Le PAIS fait partie d’une dizaine d’organismes communautaires offrant de la francisation dans la province ayant droit à ce type de subvention. Ce dernier concerne uniquement les cours à temps partiel.
Quant aux centres de services scolaires, ils ont appris en juin dernier que leurs budgets de francisation seront faits selon l’Équivalent Temps Plein (ETP) – un ETP vaut 900 heures -. Ces nouvelles mesures prévoient que le financement pour l’année 2024-2025 sera octroyé en fonction de leur ETP de 2020-2021 et 2021-2022.
« Nous n’avions aucune classe de francisation à l’époque, donc nos ETP sont à 0. C’est comme si on n’avait pas le droit de commencer l’année.
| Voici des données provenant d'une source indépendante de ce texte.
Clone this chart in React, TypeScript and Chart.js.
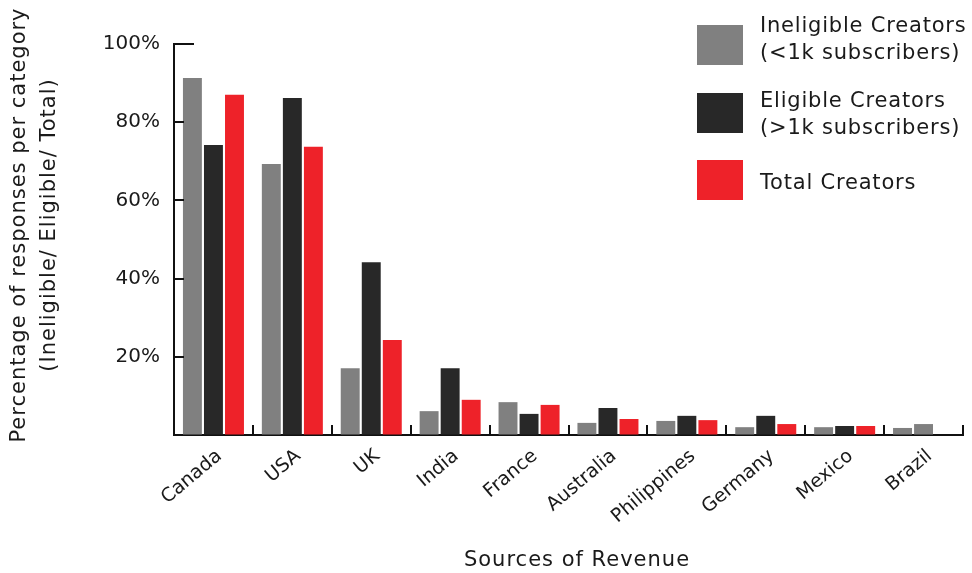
import React, { useEffect, useRef } from 'react';
import { Chart, registerables } from 'chart.js';
Chart.register(...registerables);

const countries = ['Canada', 'USA', 'UK', 'India', 'France', 'Australia', 'Philippines', 'Germany', 'Mexico', 'Brazil'];
const ineligible = [91.3, 69.3, 17.1, 6.1, 8.4, 3.1, 3.6, 2.0, 2.0, 1.8];
const eligible = [74.2, 86.2, 44.2, 17.1, 5.4, 6.9, 4.9, 4.9, 2.3, 2.8];
const total = [87.0, 73.7, 24.3, 9.0, 7.7, 4.1, 3.8, 2.8, 2.3, 0];
const yTickValues = [0, 20, 40, 60, 80, 100];

const yTitleLines = ['Percentage of responses per category', '(Ineligible/ Eligible/ Total)'];
const xTitle = 'Sources of Revenue';

const GRAY = '#808080';
const DARK = '#282828';
const RED = '#ee2229';
const eligibleColors = countries.map((c) => (c === 'Brazil' ? GRAY : DARK));

const legendItems = [
  { color: GRAY, lines: ['Ineligible Creators', '(<1k subscribers)'] },
  { color: DARK, lines: ['Eligible Creators', '(>1k subscribers)'] },
  { color: RED, lines: ['Total Creators'] },
];

const FONT = '"DejaVu Sans", sans-serif';
const TEXT = '#1a1a1a';

const decorations = {
  id: 'decorations',
  afterDatasetsDraw(chart: any) {
    const { ctx, chartArea, scales } = chart;
    const x = scales.x;
    const y = scales.y;
    ctx.save();
    ctx.strokeStyle = '#111';
    ctx.lineWidth = 2;
    const n = countries.length;
    const half = (x.getPixelForValue(1) - x.getPixelForValue(0)) / 2;
    for (let i = 1; i <= n; i++) {
      const px = Math.round(x.getPixelForValue(i) - half);
      ctx.beginPath();
      ctx.moveTo(px, chartArea.bottom);
      ctx.lineTo(px, chartArea.bottom - 10);
      ctx.stroke();
    }
    yTickValues.forEach((v) => {
      if (v === 0) return;
      const py = Math.round(y.getPixelForValue(v));
      const len = v === 100 ? 20 : 10;
      ctx.beginPath();
      ctx.moveTo(chartArea.left, py);
      ctx.lineTo(chartArea.left + len, py);
      ctx.stroke();
    });
    ctx.restore();
  },
  afterDraw(chart: any) {
    const { ctx } = chart;
    ctx.save();
    ctx.fillStyle = TEXT;
    ctx.font = '21px ' + FONT;
    (ctx as any).letterSpacing = '1px';
    ctx.textAlign = 'center';
    ctx.textBaseline = 'middle';
    // y title
    yTitleLines.forEach((line, i) => {
      ctx.save();
      ctx.translate(20 + i * 30, 225);
      ctx.rotate(-Math.PI / 2);
      ctx.fillText(line, 0, 0);
      ctx.restore();
    });
    // x title
    ctx.fillText(xTitle, 577, 561);
    ctx.restore();
  },
};

export default function App() {
  const ref = useRef<HTMLCanvasElement | null>(null);
  useEffect(() => {
    if (!ref.current) return;
    const chart = new Chart(ref.current, {
      type: 'bar',
      data: {
        labels: countries,
        datasets: [
          { label: 'Ineligible Creators (<1k subscribers)', data: ineligible, backgroundColor: GRAY },
          { label: 'Eligible Creators (>1k subscribers)', data: eligible, backgroundColor: eligibleColors },
          { label: 'Total Creators', data: total, backgroundColor: RED },
        ],
      },
      options: {
        animation: false,
        responsive: true,
        maintainAspectRatio: false,
        layout: { padding: { top: 44, right: 9, left: 0, bottom: 0 } },
        plugins: { legend: { display: false }, tooltip: { enabled: false } },
        scales: {
          x: {
            grid: { display: true, drawOnChartArea: false, drawTicks: false },
            border: { display: true, color: '#111', width: 2 },
            ticks: {
              autoSkip: false,
              maxRotation: 40,
              minRotation: 40,
              padding: 10,
              labelOffset: 6,
              color: TEXT,
              font: { family: FONT, size: 19 },
            },
            afterFit: (scale: any) => {
              scale.height = 138;
            },
          },
          y: {
            min: 0,
            max: 100,
            grid: { display: true, drawOnChartArea: false, drawTicks: false },
            border: { display: true, color: '#111', width: 2 },
            afterBuildTicks: (scale: any) => {
              scale.ticks = yTickValues.map((v) => ({ value: v }));
            },
            ticks: {
              padding: 14,
              color: TEXT,
              font: { family: FONT, size: 20 },
              callback: (v: any) => (Number(v) === 0 ? '' : v + '%'),
            },
            afterFit: (scale: any) => {
              scale.width = 174;
            },
          },
        },
      },
      plugins: [decorations],
    });
    return () => chart.destroy();
  }, []);

  const squareTops = [25, 93, 160];
  const textTops = [12, 87, 169];
  return (
    <div style={{ position: 'fixed', left: 0, top: 0, width: 972, height: 573, background: '#fff' }}>
      <canvas ref={ref} />
      {legendItems.map((it, i) => (
        <React.Fragment key={i}>
          <div
            style={{ position: 'absolute', left: 697, top: squareTops[i], width: 46, height: 40, background: it.color }}
          />
          <div
            style={{
              position: 'absolute',
              left: 760,
              top: textTops[i],
              fontFamily: FONT,
              fontSize: 21,
              letterSpacing: '0.8px',
              lineHeight: '27px',
              color: TEXT,
              whiteSpace: 'nowrap',
            }}
          >
            {it.lines.map((l, j) => (
              <div key={j}>{l}</div>
            ))}
          </div>
        </React.Fragment>
      ))}
    </div>
  );
}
En plus, s’ils se basent encore sur les données de 2020-2021, nous allons avoir zéro dollar l’année prochaine », avance Marie-Lyne Belleville.
« Le directeur général de la commission scolaire, Pascal Blondin, demande que le calcul soit fait à la base des 11 ETP de l’année passée, le moment où on commençait à offrir de la francisation », indique l’enseignante.
Selon Marie-Lyne Belleville, la différence entre achat de groupes et ETP, c’est que pour le premier, on parle des formateurs qui n’ont pas besoin d’un diplôme pour donner des cours, contrairement aux enseignants formés dans le deuxième modèle.
« Les formateurs coûtent moins cher au gouvernement que les enseignants. Je ne sais pas à quel point ce facteur monétaire détermine le fonctionnement de la francisation au Québec », ajoute-t-elle.
« La francisation, ce n’est pas juste apprendre le français »
Les enseignants de la francisation à la Riveraine demandent au gouvernement de revenir sur sa décision.
« On offre un service essentiel. C’est dangereux si la personne n’est pas capable de s’exprimer à l’hôpital ou avec les enseignants de ses enfants. Encore pire s’il s’agit d’une situation d’urgence », estime Marie-Lyne Belleville.
Céline Auger, la directrice du PAIS, indique que pour l’année prochaine, son organisme « a reçu plusieurs appels pour faire le suivi de ce qui circule dernièrement, au-delà de la francisation, comme information sur les changements d’exigence linguistique ou d’immigration ».
« Notre approche est différente; on suit le programme du Ministère, mais on a le souci d’intégrer les participants dans la communauté », admet Mme Auger.
L’organisme veut développer des projets mettant les participants au centre de la vie communautaire. « On vérifie avec le MIFI un projet pilote dans lequel on propose à nos étudiants une implication communautaire dans un organisme local, deux heures par semaine, selon leurs intérêts », mentionne la directrice du PAIS.
L’organisme gère une halte-garderie où une éducatrice s’occupe des enfants pendant que leurs parents suivent des cours. PAIS s’est doté aussi d’un mini-van pour être capable d’aller chercher des personnes qui n’ont pas un moyen de transport.
« Une de nos classes a visité dernièrement un CHSLD et les étudiants ont cuisiné avec les résidents. Par la suite, on a été contacté par d’autres CHSLD qui voulaient que nos participants organisent des activités avec leurs résidents », conclut-elle.